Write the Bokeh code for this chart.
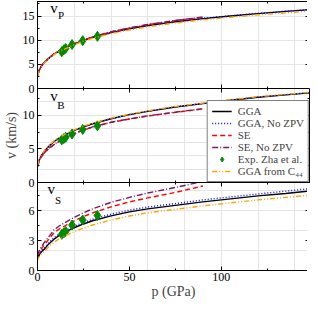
from bokeh.plotting import figure
from bokeh.layouts import column
from bokeh.models import (Range1d, LinearAxis, SingleIntervalTicker, CustomJSTickFormatter,
                          Legend, LegendItem, Label)
from bokeh.embed import file_html
from bokeh.resources import INLINE

# ---------------- data ----------------
p_gga = [0, 1, 2, 4, 6, 9, 12, 15, 20, 25, 30, 40, 50, 60, 75, 90, 105, 120, 135, 148]
p_se = [0, 1, 2, 4, 6, 9, 12, 15, 20, 25, 30, 40, 50, 60, 75, 90]
p_exp = [13.2, 14.3, 15.3, 18.8, 24.6, 32.6]

# v_P
vp_gga = [2.7, 3.8, 4.55, 5.5, 6.2, 7.1, 7.8, 8.35, 9.2, 9.95, 10.55, 11.55, 12.35, 13.0, 13.8, 14.45, 15.0, 15.5, 15.95, 16.3]
vp_gga_nozpv = [2.7, 3.8, 4.55, 5.5, 6.2, 7.1, 7.8, 8.35, 9.22, 9.97, 10.58, 11.58, 12.38, 13.03, 13.83, 14.5, 15.05, 15.55, 15.98, 16.33]
vp_se = [2.7, 3.8, 4.55, 5.5, 6.2, 7.15, 7.85, 8.4, 9.3, 10.05, 10.65, 11.7, 12.5, 13.2, 14.05, 14.75]
vp_se_nozpv = [2.75, 3.85, 4.6, 5.55, 6.25, 7.2, 7.9, 8.45, 9.33, 10.08, 10.68, 11.73, 12.53, 13.23, 14.08, 14.78]
vp_exp = [7.6, 8.0, 8.3, 9.1, 9.9, 10.8]
vp_c44 = [2.6, 3.7, 4.45, 5.4, 6.1, 7.0, 7.7, 8.2, 9.05, 9.8, 10.4, 11.35, 12.1, 12.75, 13.55, 14.2, 14.75, 15.25, 15.65, 16.0]

# v_B
vb_gga = [2.45, 3.35, 3.95, 4.75, 5.35, 6.1, 6.65, 7.1, 7.75, 8.3, 8.75, 9.5, 10.1, 10.6, 11.25, 11.75, 12.25, 12.7, 13.05, 13.35]
vb_gga_nozpv = [2.45, 3.35, 3.95, 4.75, 5.35, 6.1, 6.65, 7.1, 7.75, 8.3, 8.76, 9.52, 10.12, 10.62, 11.27, 11.78, 12.28, 12.73, 13.08, 13.38]
vb_se = [2.4, 3.25, 3.8, 4.5, 5.0, 5.65, 6.15, 6.6, 7.25, 7.8, 8.25, 8.95, 9.45, 9.9, 10.45, 10.95]
vb_se_nozpv = [2.42, 3.28, 3.83, 4.53, 5.03, 5.68, 6.18, 6.63, 7.28, 7.83, 8.28, 8.98, 9.48, 9.93, 10.48, 10.98]
vb_exp = [6.35, 6.54, 6.73, 7.22, 7.9, 8.44]
vb_c44 = [2.55, 3.45, 4.05, 4.85, 5.45, 6.2, 6.75, 7.2, 7.85, 8.38, 8.83, 9.58, 10.18, 10.68, 11.33, 11.83, 12.33, 12.78, 13.13, 13.43]

# v_S
vs_gga = [1.2, 1.6, 1.85, 2.2, 2.65, 3.15, 3.55, 3.85, 4.3, 4.68, 5.0, 5.5, 5.9, 6.2, 6.55, 6.9, 7.2, 7.5, 7.75, 8.0]
vs_gga_nozpv = [1.3, 1.7, 1.95, 2.3, 2.75, 3.3, 3.7, 4.0, 4.45, 4.84, 5.15, 5.67, 6.07, 6.38, 6.73, 7.1, 7.4, 7.7, 7.98, 8.23]
vs_se = [1.4, 1.85, 2.15, 2.65, 3.1, 3.8, 4.2, 4.5, 5.0, 5.42, 5.8, 6.4, 6.9, 7.3, 7.85, 8.5]
vs_se_nozpv = [1.5, 2.0, 2.35, 2.9, 3.35, 4.1, 4.5, 4.82, 5.35, 5.8, 6.2, 6.85, 7.35, 7.8, 8.35, 8.95]
vs_exp = [3.64, 3.78, 3.93, 4.57, 5.08, 5.54]
vs_c44 = [1.0, 1.4, 1.65, 1.95, 2.35, 2.85, 3.2, 3.5, 3.9, 4.26, 4.58, 5.08, 5.48, 5.8, 6.15, 6.5, 6.8, 7.1, 7.35, 7.58]

series_labels = ["GGA", "GGA, No ZPV", "SE", "SE, No ZPV", "Exp. Zha et al.", "GGA from C\u2084\u2084"]
x_max = 148
y_max = [18, 14, 8.85]
y_step = [5, 5, 3]

# ---------------- styling ----------------
FONT = "Liberation Serif"
FW = 272
LW = 1.4
OV = 7  # overlap (px) between stacked panels so boundary tick labels are not cut
line_styles = [
    dict(line_color="black", line_width=LW),
    dict(line_color="#0000ff", line_width=LW, line_dash="1 2"),
    dict(line_color="#ff0000", line_width=LW, line_dash="5 3"),
    dict(line_color="#7a1a5e", line_width=LW, line_dash="6 2 1 2"),
    None,
    dict(line_color="#ffa500", line_width=LW, line_dash="5 2 1 2 1 2"),
]
GREEN = "#008b00"

xr = Range1d(0, x_max)


def style_axis(ax, labels_on):
    ax.axis_line_color = "black"
    ax.axis_line_width = 1
    ax.major_tick_in = 4
    ax.major_tick_out = 0
    ax.minor_tick_in = 2
    ax.minor_tick_out = 0
    ax.major_tick_line_color = "black"
    ax.minor_tick_line_color = "black"
    if labels_on:
        ax.major_label_text_font = FONT
        ax.major_label_text_font_size = "12px"
        ax.major_label_text_color = "black"
        ax.major_label_standoff = 3
    else:
        ax.formatter = CustomJSTickFormatter(code="return ''")
        ax.major_label_text_font_size = "0px"
        ax.major_label_standoff = 0


def panel(idx, fh, ys, name, sub, name_pos, sub_pos, is_top=False, is_bottom=False, ylabel=None):
    f = figure(frame_width=FW, frame_height=fh, x_range=xr, y_range=Range1d(0, y_max[idx]),
               toolbar_location=None, output_backend="svg",
               x_axis_location=None, y_axis_location=None,
               min_border_left=34, min_border_right=1,
               min_border_top=1 if is_top else 0,
               min_border_bottom=0 if is_bottom else OV,
               outline_line_color=None, background_fill_color="white",
               border_fill_color=None)
    if not is_top:
        f.styles = {"margin-top": f"-{OV}px"}
    yt = SingleIntervalTicker(interval=y_step[idx], num_minor_ticks=2)
    left = LinearAxis(ticker=yt)
    style_axis(left, True)
    if ylabel:
        left.axis_label = ylabel
        left.axis_label_text_font = FONT
        left.axis_label_text_font_size = "14px"
        left.axis_label_text_font_style = "normal"
        left.axis_label_standoff = 1
    f.add_layout(left, "left")
    right = LinearAxis(ticker=SingleIntervalTicker(interval=y_step[idx], num_minor_ticks=2))
    style_axis(right, False)
    f.add_layout(right, "right")
    top = LinearAxis(ticker=SingleIntervalTicker(interval=50, num_minor_ticks=2))
    style_axis(top, False)
    f.add_layout(top, "above")
    bot = LinearAxis(ticker=SingleIntervalTicker(interval=50, num_minor_ticks=2))
    style_axis(bot, is_bottom)
    if is_bottom:
        bot.axis_label = "p (GPa)"
        bot.axis_label_text_font = FONT
        bot.axis_label_text_font_size = "14px"
        bot.axis_label_text_font_style = "normal"
        bot.axis_label_standoff = 0
        bot.major_label_standoff = 2
    f.add_layout(bot, "below")

    rends = []
    xs_list = [p_gga, p_gga, p_se, p_se, p_exp, p_gga]
    for k, (xs, yv) in enumerate(zip(xs_list, ys)):
        if k == 4:
            r = f.scatter(xs, yv, marker="diamond", size=10, fill_color=GREEN, line_color=GREEN)
        else:
            r = f.line(xs, yv, **line_styles[k])
        rends.append(r)

    f.add_layout(Label(x=name_pos[0], y=name_pos[1], text=name, text_font=FONT,
                       text_font_size="15px", text_color="black"))
    f.add_layout(Label(x=sub_pos[0], y=sub_pos[1], text=sub, text_font=FONT,
                       text_font_size="11px", text_color="black"))
    return f, rends


f1, _ = panel(0, 87, [vp_gga, vp_gga_nozpv, vp_se, vp_se_nozpv, vp_exp, vp_c44],
              "v", "P", (7, 15.0), (11.2, 14.0), is_top=True)
f2, r2 = panel(1, 94, [vb_gga, vb_gga_nozpv, vb_se, vb_se_nozpv, vb_exp, vb_c44],
               "v", "B", (6.9, 11.7), (10.7, 10.7), ylabel="v (km/s)")
f3, _ = panel(2, 88, [vs_gga, vs_gga_nozpv, vs_se, vs_se_nozpv, vs_exp, vs_c44],
              "v", "S", (5.4, 7.35), (9.5, 6.45), is_bottom=True)

legend = Legend(items=[LegendItem(label=lab, renderers=[r]) for lab, r in zip(series_labels, r2)],
                location="bottom_right", margin=0, padding=4, spacing=0,
                glyph_width=20, glyph_height=12, label_height=12, label_standoff=6,
                label_text_font=FONT, label_text_font_size="11px",
                border_line_color="black", border_line_width=1,
                background_fill_color="white", background_fill_alpha=1)
f2.add_layout(legend)

layout = column(f1, f2, f3, spacing=0)
open("out.html", "w").write(file_html(layout, INLINE))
....
[TASK STATEMENT] Transcribe the opening line of the listing above, please, and every line after it through the line with "p_exp = [13.2, 14.3, 15.3, 18.8, 24.6, 32.6]", word for word, without pictures.

[FINAL RESULT]
Write the Bokeh code for this chart.
from bokeh.plotting import figure
from bokeh.layouts import column
from bokeh.models import (Range1d, LinearAxis, SingleIntervalTicker, CustomJSTickFormatter,
                          Legend, LegendItem, Label)
from bokeh.embed import file_html
from bokeh.resources import INLINE

# ---------------- data ----------------
p_gga = [0, 1, 2, 4, 6, 9, 12, 15, 20, 25, 30, 40, 50, 60, 75, 90, 105, 120, 135, 148]
p_se = [0, 1, 2, 4, 6, 9, 12, 15, 20, 25, 30, 40, 50, 60, 75, 90]
p_exp = [13.2, 14.3, 15.3, 18.8, 24.6, 32.6]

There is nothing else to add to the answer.